The institution was founded in Lucca, Italy, in 1826, disbanded and founded again in 2005 with the name of Philomates Association (A.F.) The foundation bill was registered in Rome. A.F. rules are collected in the statute and in the internal regulation of the association itself. The Philomates Association, also known as the Philomatich Academy, is the largest philomatic association, with more than 20.000 members worldwide. One of the oldest scientific and philosophical institutions in the world, it has played a prominent role in the history of Western civilisation. It is headed by the technical manager (tetrarch) of Rome, known as First Tetrarch, who has supreme power over the Academy. Its principal doctrines are summarised in the philomatical principles. It promotes research, art and social commitment: their goal is the valorization and the diffusion of culture in every form, through a full collaboration of all members, through their skills and knowledge by using the meritocratic method. Every member, such as manager, artist, freelancer, student, researcher or professor, is engaged in the achievement of the association's projects, depending on personal commitment and technical skills.

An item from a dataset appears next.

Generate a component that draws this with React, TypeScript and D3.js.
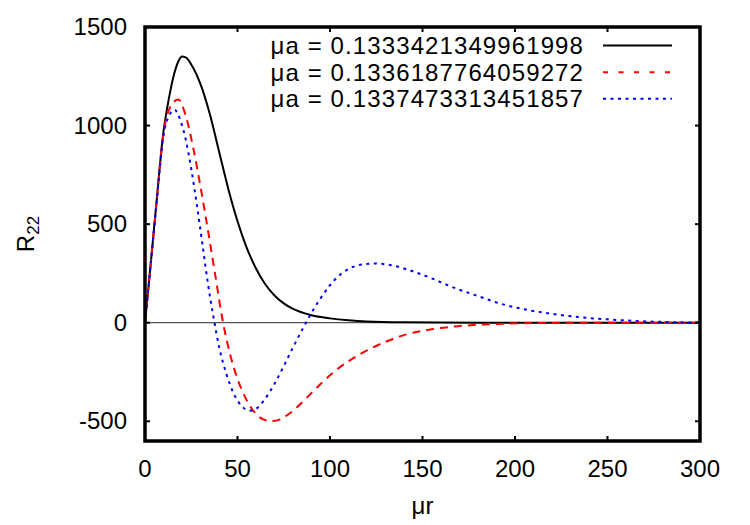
import React, { useEffect, useRef } from 'react';
import * as d3 from 'd3';

// Radial samples (mu*r) and R22 values for each mu*a
const rBlack = [0, 3, 6, 10, 12, 14, 16, 18, 20, 22, 25, 30, 35, 40, 45, 50, 55, 60, 65, 70, 75, 80, 90, 100, 110, 120, 140, 160, 200, 250, 300];
const vBlack = [0, 290, 590, 970, 1090, 1190, 1270, 1325, 1350, 1346, 1310, 1210, 1060, 870, 680, 515, 380, 275, 195, 138, 98, 70, 38, 22, 12, 6, 2, 1, 0, 0, 0];

const rRed = [0, 3, 6, 10, 14, 18, 22, 26, 30, 34, 38, 42, 46, 50, 54, 58, 62, 66, 69, 73, 77, 82, 88, 95, 102, 110, 120, 130, 140, 155, 170, 190, 220, 260, 300];
const vRed = [0, 290, 585, 960, 1100, 1132, 1050, 890, 690, 470, 240, 10, -160, -285, -375, -440, -480, -496, -498, -490, -468, -430, -375, -310, -250, -195, -140, -97, -63, -33, -17, -6, -1, 0, 0];

const rBlue = [0, 3, 6, 10, 13, 16, 19, 22, 25, 28, 31, 34, 37, 40, 44, 48, 52, 56, 58, 61, 65, 70, 75, 80, 85, 90, 95, 100, 105, 110, 117, 124, 133, 143, 155, 165, 180, 192, 205, 220, 235, 250, 265, 280, 300];
const vBlue = [0, 288, 580, 950, 1050, 1080, 1030, 930, 780, 600, 400, 200, 30, -120, -260, -360, -420, -445, -446, -430, -385, -310, -220, -125, -35, 50, 125, 190, 240, 272, 295, 300, 292, 266, 225, 185, 135, 97, 68, 45, 28, 17, 9, 4, 0];

const muA = ['0.1333421349961998', '0.1336187764059272', '0.1337473313451857'];
const xTicks = [0, 50, 100, 150, 200, 250, 300];
const yTicks = [-500, 0, 500, 1000, 1500];

const series = [
  { r: rBlack, v: vBlack, color: '#000000', dash: null as string | null, keyDash: null as string | null },
  { r: rRed, v: vRed, color: '#ff0000', dash: '8,6', keyDash: '5,10.5' },
  { r: rBlue, v: vBlue, color: '#0000ff', dash: '3,4.5', keyDash: '3,4.5' },
];

const FONT = '"Liberation Sans", Arial, sans-serif';

export default function App() {
  const svgRef = useRef<SVGSVGElement>(null);

  useEffect(() => {
    if (!svgRef.current) return;
    const width = 750;
    const height = 525;
    const left = 145;
    const right = 700;
    const top = 27;
    const bottom = 441;

    d3.select(svgRef.current).selectAll('*').remove();
    const svg = d3.select(svgRef.current).attr('width', width).attr('height', height);

    const x = d3.scaleLinear().domain([0, 300]).range([left, right]);
    const y = d3.scaleLinear().domain([-600, 1500]).range([bottom, top]);

    // zero axis
    svg
      .append('line')
      .attr('x1', x(0))
      .attr('x2', x(300))
      .attr('y1', y(0))
      .attr('y2', y(0))
      .attr('stroke', '#555')
      .attr('stroke-width', 1.3);

    // curves
    const line = d3
      .line<[number, number]>()
      .x((d) => x(d[0]))
      .y((d) => y(d[1]))
      .curve(d3.curveMonotoneX);

    series.forEach((s) => {
      const pts = s.r.map((r, i) => [r, s.v[i]] as [number, number]);
      const p = svg
        .append('path')
        .attr('d', line(pts))
        .attr('fill', 'none')
        .attr('stroke', s.color)
        .attr('stroke-width', 2);
      if (s.dash) p.attr('stroke-dasharray', s.dash);
    });

    // ticks, mirrored on all four sides
    const tk = 5;
    const ticks = svg.append('g').attr('stroke', '#000').attr('stroke-width', 2);
    xTicks.forEach((t) => {
      ticks.append('line').attr('x1', x(t)).attr('x2', x(t)).attr('y1', bottom).attr('y2', bottom - tk);
      ticks.append('line').attr('x1', x(t)).attr('x2', x(t)).attr('y1', top).attr('y2', top + tk);
    });
    yTicks.forEach((t) => {
      ticks.append('line').attr('x1', left).attr('x2', left + tk).attr('y1', y(t)).attr('y2', y(t));
      ticks.append('line').attr('x1', right).attr('x2', right - tk).attr('y1', y(t)).attr('y2', y(t));
    });

    // frame
    svg
      .append('rect')
      .attr('x', left)
      .attr('y', top)
      .attr('width', right - left)
      .attr('height', bottom - top)
      .attr('fill', 'none')
      .attr('stroke', '#000')
      .attr('stroke-width', 3.5);

    // tick labels
    const labels = svg.append('g').attr('font-family', FONT).attr('font-size', 24).attr('fill', '#000');
    xTicks.forEach((t) => {
      labels.append('text').attr('x', x(t)).attr('y', 477).attr('text-anchor', 'middle').text(t);
    });
    yTicks.forEach((t) => {
      labels.append('text').attr('x', 127).attr('y', y(t) + 8).attr('text-anchor', 'end').text(t);
    });

    // axis titles
    labels.append('text').attr('x', (left + right) / 2).attr('y', 514).attr('text-anchor', 'middle').text('μr');
    const yt = labels
      .append('text')
      .attr('transform', `translate(34,${(top + bottom) / 2}) rotate(-90)`)
      .attr('text-anchor', 'middle');
    yt.append('tspan').text('R');
    yt.append('tspan').attr('font-size', 17).attr('dy', 5).text('22');

    // legend
    const baselines = [54, 80.7, 107.3];
    series.forEach((s, i) => {
      labels
        .append('text')
        .attr('x', 584)
        .attr('y', baselines[i])
        .attr('text-anchor', 'end')
        .attr('letter-spacing', 1.1)
        .text(`μa = ${muA[i]}`);
      const ly = baselines[i] - 8.5;
      const l = svg
        .append('line')
        .attr('x1', 603)
        .attr('x2', 672)
        .attr('y1', ly)
        .attr('y2', ly)
        .attr('stroke', s.color)
        .attr('stroke-width', 2);
      if (s.keyDash) l.attr('stroke-dasharray', s.keyDash);
    });
  }, []);

  return (
    <div style={{ position: 'absolute', left: 0, top: 0 }}>
      <svg ref={svgRef}></svg>
    </div>
  );
}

On 28 December 2005, thanks to the involvement of qualified members of Italian and foreign economic, political and cultural environments and the main western European countries, it took place some preliminary meetings in order to verify the viability of an association which allowed to deepen and discuss the main topics (such as politic, economic, social) familiar to all knowledge branches: like science, philosophy, economics, history, psychology, medicine and so on.
The perception of founders was from its origins that a debate between people of different backgrounds and professional proficiency but with the same level of responsibility, could contribute more effectively to improve the ordinary knowledge of issues by studying and discussing to spot new solutions.

The second point shared by founders and still now essential to the spirit which is at the bottom of the Philomates Association activity is the deep conviction that the fastest way to solve world's problem is based on good international relationships, good multilateral organizations functioning and on the so-called government "intermediate bodies".

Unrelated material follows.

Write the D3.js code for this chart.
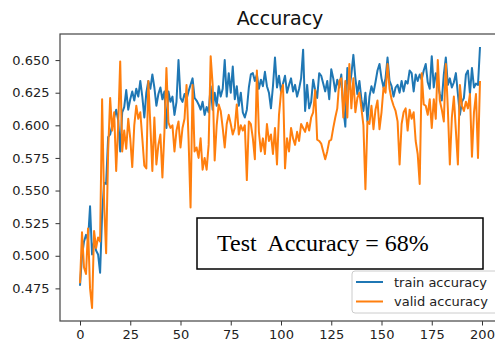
<!DOCTYPE html>
<html>
<head>
<meta charset="utf-8">
<script src="https://cdn.jsdelivr.net/npm/d3@7"></script>
<style>
  body { margin: 0; background: #fff; }
  svg { display: block; font-family: "DejaVu Sans", sans-serif; }
</style>
</head>
<body>
<svg id="chart" width="495" height="345"></svg>
<script>
// values, one per epoch
const trainAcc = [
  0.477, 0.500, 0.511, 0.516, 0.512, 0.538, 0.501, 0.511, 0.504, 0.501,
  0.487, 0.532, 0.556, 0.555, 0.591, 0.593, 0.600, 0.606, 0.612, 0.604,
  0.580, 0.610, 0.614, 0.627, 0.612, 0.620, 0.626, 0.619, 0.628, 0.622,
  0.634, 0.622, 0.606, 0.625, 0.634, 0.628, 0.639, 0.629, 0.615, 0.624,
  0.629, 0.620, 0.626, 0.598, 0.626, 0.618, 0.622, 0.608, 0.618, 0.650,
  0.621, 0.618, 0.624, 0.620, 0.626, 0.631, 0.636, 0.621, 0.619, 0.616,
  0.612, 0.618, 0.608, 0.614, 0.610, 0.630, 0.612, 0.625, 0.615, 0.630,
  0.622, 0.628, 0.650, 0.622, 0.640, 0.625, 0.645, 0.620, 0.630, 0.615,
  0.625, 0.610, 0.606, 0.612, 0.629, 0.639, 0.640, 0.634, 0.639, 0.628,
  0.635, 0.630, 0.641, 0.630, 0.625, 0.613, 0.630, 0.652, 0.629, 0.638,
  0.626, 0.632, 0.638, 0.625, 0.631, 0.636, 0.626, 0.631, 0.622, 0.628,
  0.636, 0.658, 0.611, 0.631, 0.613, 0.618, 0.635, 0.627, 0.621, 0.640,
  0.638, 0.632, 0.626, 0.634, 0.620, 0.643, 0.636, 0.626, 0.635, 0.629,
  0.639, 0.613, 0.599, 0.644, 0.628, 0.639, 0.654, 0.636, 0.624, 0.634,
  0.620, 0.611, 0.625, 0.603, 0.622, 0.630, 0.625, 0.633, 0.642, 0.647,
  0.636, 0.629, 0.636, 0.652, 0.634, 0.630, 0.622, 0.629, 0.631, 0.625,
  0.634, 0.626, 0.634, 0.632, 0.642, 0.640, 0.626, 0.639, 0.634, 0.639,
  0.635, 0.642, 0.647, 0.633, 0.628, 0.653, 0.629, 0.640, 0.632, 0.624,
  0.619, 0.639, 0.652, 0.631, 0.636, 0.629, 0.633, 0.640, 0.624, 0.608,
  0.618, 0.621, 0.639, 0.642, 0.624, 0.644, 0.629, 0.632, 0.631, 0.660
];
const validAcc = [
  0.479, 0.518, 0.491, 0.486, 0.521, 0.475, 0.460, 0.519, 0.506, 0.514,
  0.511, 0.620, 0.540, 0.502, 0.580, 0.621, 0.596, 0.610, 0.565, 0.600,
  0.649, 0.580, 0.596, 0.582, 0.605, 0.590, 0.568, 0.600, 0.615, 0.605,
  0.610, 0.590, 0.569, 0.567, 0.634, 0.600, 0.565, 0.606, 0.570, 0.585,
  0.593, 0.560, 0.595, 0.644, 0.602, 0.598, 0.600, 0.580, 0.596, 0.603,
  0.583, 0.598, 0.605, 0.631, 0.590, 0.537, 0.631, 0.580, 0.583, 0.575,
  0.590, 0.566, 0.575, 0.566, 0.585, 0.653, 0.631, 0.573, 0.600, 0.616,
  0.611, 0.598, 0.583, 0.601, 0.608, 0.601, 0.593, 0.598, 0.616, 0.593,
  0.600, 0.596, 0.600, 0.558, 0.603, 0.601, 0.590, 0.574, 0.642, 0.595,
  0.580, 0.590, 0.578, 0.601, 0.588, 0.593, 0.578, 0.598, 0.570, 0.608,
  0.625, 0.631, 0.567, 0.590, 0.580, 0.598, 0.590, 0.585, 0.595, 0.588,
  0.601, 0.598, 0.595, 0.602, 0.596, 0.606, 0.610, 0.627, 0.589, 0.588,
  0.586, 0.580, 0.574, 0.580, 0.588, 0.589, 0.598, 0.606, 0.613, 0.634,
  0.636, 0.606, 0.634, 0.606, 0.647, 0.613, 0.636, 0.610, 0.621, 0.625,
  0.613, 0.600, 0.551, 0.603, 0.601, 0.615, 0.597, 0.612, 0.619, 0.597,
  0.610, 0.629, 0.625, 0.647, 0.628, 0.620, 0.615, 0.611, 0.603, 0.570,
  0.601, 0.610, 0.613, 0.596, 0.612, 0.605, 0.610, 0.588, 0.578, 0.555,
  0.640, 0.616, 0.615, 0.608, 0.620, 0.598, 0.620, 0.605, 0.650, 0.619,
  0.612, 0.603, 0.647, 0.613, 0.570, 0.606, 0.622, 0.596, 0.570, 0.631,
  0.615, 0.611, 0.618, 0.613, 0.624, 0.576, 0.610, 0.624, 0.575, 0.634
];
const xTicks = [0, 25, 50, 75, 100, 125, 150, 175, 200];
const yTicks = [0.475, 0.500, 0.525, 0.550, 0.575, 0.600, 0.625, 0.650];
const seriesNames = ["train accuracy", "valid accuracy"];
const seriesColors = ["#1f77b4", "#ff7f0e"];
const titleText = "Accuracy";
const noteText = "Test  Accuracy = 68%";

const svg = d3.select("#chart");
const plotLeft = 60, plotTop = 34, plotRight = 500, plotBottom = 321;

const xScale = d3.scaleLinear().domain([-9.95, 208.95]).range([plotLeft, plotRight]);
const yScale = d3.scaleLinear().domain([0.45, 0.67]).range([plotBottom, plotTop]);

// Title
svg.append("text")
  .attr("x", (plotLeft + plotRight) / 2)
  .attr("y", 25)
  .attr("text-anchor", "middle")
  .style("font-size", "19px")
  .attr("fill", "#111")
  .text(titleText);

// Axes
const xAxis = svg.append("g")
  .attr("transform", "translate(0," + plotBottom + ")")
  .call(d3.axisBottom(xScale).tickValues(xTicks).tickSize(4.5).tickPadding(4));
const yAxis = svg.append("g")
  .attr("transform", "translate(" + plotLeft + ",0)")
  .call(d3.axisLeft(yScale).tickValues(yTicks).tickFormat(d3.format(".3f")).tickSize(4.5).tickPadding(6));

[xAxis, yAxis].forEach(ax => {
  ax.select(".domain").remove();
  ax.selectAll(".tick line").attr("stroke", "#333");
  ax.selectAll(".tick text")
    .attr("fill", "#222")
    .style("font-family", "DejaVu Sans, sans-serif")
    .style("font-size", "13px");
});

// Lines
const line = d3.line()
  .x((d, i) => xScale(i))
  .y(d => yScale(d));

[trainAcc, validAcc].forEach((s, k) => {
  svg.append("path")
    .datum(s)
    .attr("fill", "none")
    .attr("stroke", seriesColors[k])
    .attr("stroke-width", 2)
    .attr("stroke-linejoin", "round")
    .attr("d", line);
});

// Frame
svg.append("rect")
  .attr("x", plotLeft).attr("y", plotTop)
  .attr("width", plotRight - plotLeft).attr("height", plotBottom - plotTop)
  .attr("fill", "none")
  .attr("stroke", "#444")
  .attr("stroke-width", 1.2);

// Annotation box
svg.append("rect")
  .attr("x", 197).attr("y", 218)
  .attr("width", 286).attr("height", 51)
  .attr("fill", "#fff")
  .attr("stroke", "#000")
  .attr("stroke-width", 1.5);
svg.append("text")
  .attr("x", 217).attr("y", 251)
  .attr("xml:space", "preserve")
  .style("white-space", "pre")
  .style("font-family", "Liberation Serif, Times New Roman, serif")
  .style("font-size", "24px")
  .attr("fill", "#000")
  .text(noteText);

// Legend
const legend = svg.append("g");
legend.append("rect")
  .attr("x", 352).attr("y", 271)
  .attr("width", 160).attr("height", 42)
  .attr("rx", 3)
  .attr("fill", "#fff")
  .attr("fill-opacity", 0.8)
  .attr("stroke", "#ccc");
seriesNames.forEach((name, i) => {
  const ly = 282 + i * 19.5;
  legend.append("line")
    .attr("x1", 356).attr("x2", 383)
    .attr("y1", ly).attr("y2", ly)
    .attr("stroke", seriesColors[i])
    .attr("stroke-width", 2);
  legend.append("text")
    .attr("x", 394).attr("y", ly)
    .attr("dy", "0.35em")
    .style("font-size", "13px")
    .attr("fill", "#222")
    .text(name);
});
</script>
</body>
</html>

The first Philomates Society's meeting was in Rome at the beginning of 2006 and it was established a working plan for the next seven years (indeed this is the length of the presidential term of office). Since then the association carried on its own activity on a seven-year program basis, monitored yearly by the executive council in charge.

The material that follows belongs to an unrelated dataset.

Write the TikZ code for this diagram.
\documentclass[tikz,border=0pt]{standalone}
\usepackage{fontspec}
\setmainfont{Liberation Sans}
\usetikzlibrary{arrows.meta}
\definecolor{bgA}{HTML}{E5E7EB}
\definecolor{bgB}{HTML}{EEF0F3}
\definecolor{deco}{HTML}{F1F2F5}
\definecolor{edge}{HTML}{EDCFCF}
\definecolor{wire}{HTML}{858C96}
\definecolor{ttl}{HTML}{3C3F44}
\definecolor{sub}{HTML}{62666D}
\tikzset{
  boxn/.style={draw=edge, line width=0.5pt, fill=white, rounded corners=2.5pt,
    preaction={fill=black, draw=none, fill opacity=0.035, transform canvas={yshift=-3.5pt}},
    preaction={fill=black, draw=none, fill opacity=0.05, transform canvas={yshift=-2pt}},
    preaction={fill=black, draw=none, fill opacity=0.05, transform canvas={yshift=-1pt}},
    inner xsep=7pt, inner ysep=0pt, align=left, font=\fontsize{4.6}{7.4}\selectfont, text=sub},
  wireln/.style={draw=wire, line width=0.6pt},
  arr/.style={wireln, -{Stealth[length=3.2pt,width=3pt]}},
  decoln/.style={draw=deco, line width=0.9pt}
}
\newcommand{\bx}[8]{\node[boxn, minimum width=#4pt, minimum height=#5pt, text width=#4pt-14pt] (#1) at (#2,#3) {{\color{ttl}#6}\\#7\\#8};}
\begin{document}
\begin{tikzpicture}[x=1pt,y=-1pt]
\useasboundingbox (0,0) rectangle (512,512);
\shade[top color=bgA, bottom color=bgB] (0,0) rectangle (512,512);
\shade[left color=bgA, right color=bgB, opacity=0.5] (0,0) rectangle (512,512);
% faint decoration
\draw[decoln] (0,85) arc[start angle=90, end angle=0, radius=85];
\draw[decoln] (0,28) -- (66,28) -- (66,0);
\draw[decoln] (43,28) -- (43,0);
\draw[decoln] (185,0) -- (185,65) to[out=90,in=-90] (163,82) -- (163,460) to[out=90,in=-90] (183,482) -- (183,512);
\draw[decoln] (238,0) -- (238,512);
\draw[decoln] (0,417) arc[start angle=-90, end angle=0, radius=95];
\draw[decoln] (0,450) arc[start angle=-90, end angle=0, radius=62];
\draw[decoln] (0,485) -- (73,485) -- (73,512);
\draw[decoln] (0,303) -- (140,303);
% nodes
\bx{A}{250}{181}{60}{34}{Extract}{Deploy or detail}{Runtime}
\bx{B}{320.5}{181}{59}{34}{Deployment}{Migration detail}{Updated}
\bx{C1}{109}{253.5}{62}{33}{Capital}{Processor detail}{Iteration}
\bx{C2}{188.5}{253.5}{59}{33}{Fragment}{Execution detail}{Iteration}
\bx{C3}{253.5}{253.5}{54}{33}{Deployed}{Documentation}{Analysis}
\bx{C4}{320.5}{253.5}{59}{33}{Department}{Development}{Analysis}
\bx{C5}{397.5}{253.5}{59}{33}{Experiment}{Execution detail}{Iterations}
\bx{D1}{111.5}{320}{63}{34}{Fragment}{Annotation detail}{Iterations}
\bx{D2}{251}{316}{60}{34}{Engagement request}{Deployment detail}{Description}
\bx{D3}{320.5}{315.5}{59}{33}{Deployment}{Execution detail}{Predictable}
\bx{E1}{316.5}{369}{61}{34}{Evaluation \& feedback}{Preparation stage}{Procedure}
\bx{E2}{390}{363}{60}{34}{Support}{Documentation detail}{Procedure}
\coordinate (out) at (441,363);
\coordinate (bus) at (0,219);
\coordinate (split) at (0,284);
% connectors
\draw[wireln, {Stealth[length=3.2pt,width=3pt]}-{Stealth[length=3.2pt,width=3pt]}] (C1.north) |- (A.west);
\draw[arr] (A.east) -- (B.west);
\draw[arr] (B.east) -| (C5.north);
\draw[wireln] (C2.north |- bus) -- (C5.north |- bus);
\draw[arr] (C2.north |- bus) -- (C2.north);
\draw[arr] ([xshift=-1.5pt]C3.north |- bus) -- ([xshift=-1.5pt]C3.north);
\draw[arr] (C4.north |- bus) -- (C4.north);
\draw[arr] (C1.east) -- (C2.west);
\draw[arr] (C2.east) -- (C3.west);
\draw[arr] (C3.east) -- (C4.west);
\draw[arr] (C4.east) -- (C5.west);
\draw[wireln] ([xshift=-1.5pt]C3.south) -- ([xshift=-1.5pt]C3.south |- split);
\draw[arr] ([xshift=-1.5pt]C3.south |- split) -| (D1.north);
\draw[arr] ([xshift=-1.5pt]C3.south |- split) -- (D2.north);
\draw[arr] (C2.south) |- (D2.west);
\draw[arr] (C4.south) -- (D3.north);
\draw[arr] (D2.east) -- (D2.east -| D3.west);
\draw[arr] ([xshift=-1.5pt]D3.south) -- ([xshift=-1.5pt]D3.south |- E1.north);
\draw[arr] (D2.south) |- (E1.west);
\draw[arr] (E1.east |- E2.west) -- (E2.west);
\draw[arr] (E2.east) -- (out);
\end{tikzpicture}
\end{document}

Initially the association was made of a narrow number of members, four territorial representatives and three national sections. Afterwards the number increased little by little, taking more and more into account the number of the represented countries.

Several national groups have structures strictly depending on the managing board, according to the local needs. For the groups of the main non-Italian cities it is also expected a national level activity and a secretariat.

The current First Tetrarch, Alexander, was elected on 23 September 2015 by philomatic conclave.